Notice that the ``CudfBackendEntrypoint`` definition must define a distinct method definition for each dispatchable creation routine, and register all non-creation (compute-based) dispatch functions within the ``__init__`` logic. These compute dispatch functions do not operate at the collection-API level, but at computation time (within a task). The list of all current "compute" dispatch functions are listed below.
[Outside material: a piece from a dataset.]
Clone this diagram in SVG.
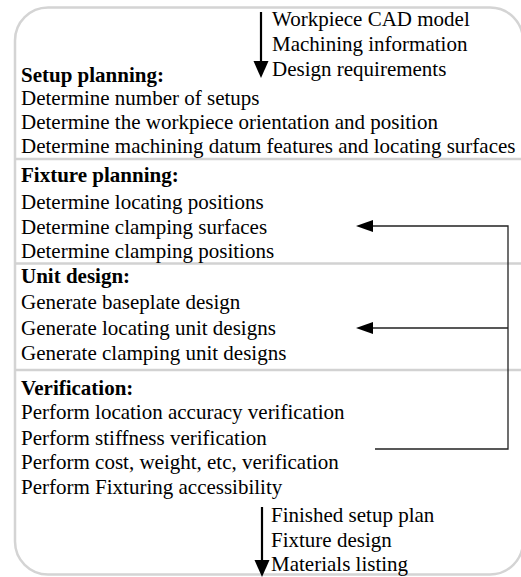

Dask-Array compute-based dispatch functions (as defined in ``dask.array.dispatch``, and defined for Numpy in ``dask.array.backends``):
- concatenate_lookup
- divide_lookup
- einsum_lookup
- empty_lookup
- nannumel_lookup
- numel_lookup
- percentile_lookup
- tensordot_lookup
Dask-Dataframe compute-based dispatch functions (as defined in ``dask.dataframe.dispatch``, and defined for Pandas in ``dask.dataframe.backends``):
- categorical_dtype_dispatch
- concat_dispatch
- get_collection_type
- group_split_dispatch
- grouper_dispatch
- hash_object_dispatch
- is_categorical_dtype_dispatch
- make_meta_dispatch
- make_meta_obj
- meta_lib_from_array
- meta_nonempty
- pyarrow_schema_dispatch
- tolist_dispatch
- union_categoricals_dispatch
Note that the compute-based dispatching system is subject to change. Implementing a complete backend is still expected to require significant effort. However, the long-term goal is to bring further simplicity to this process.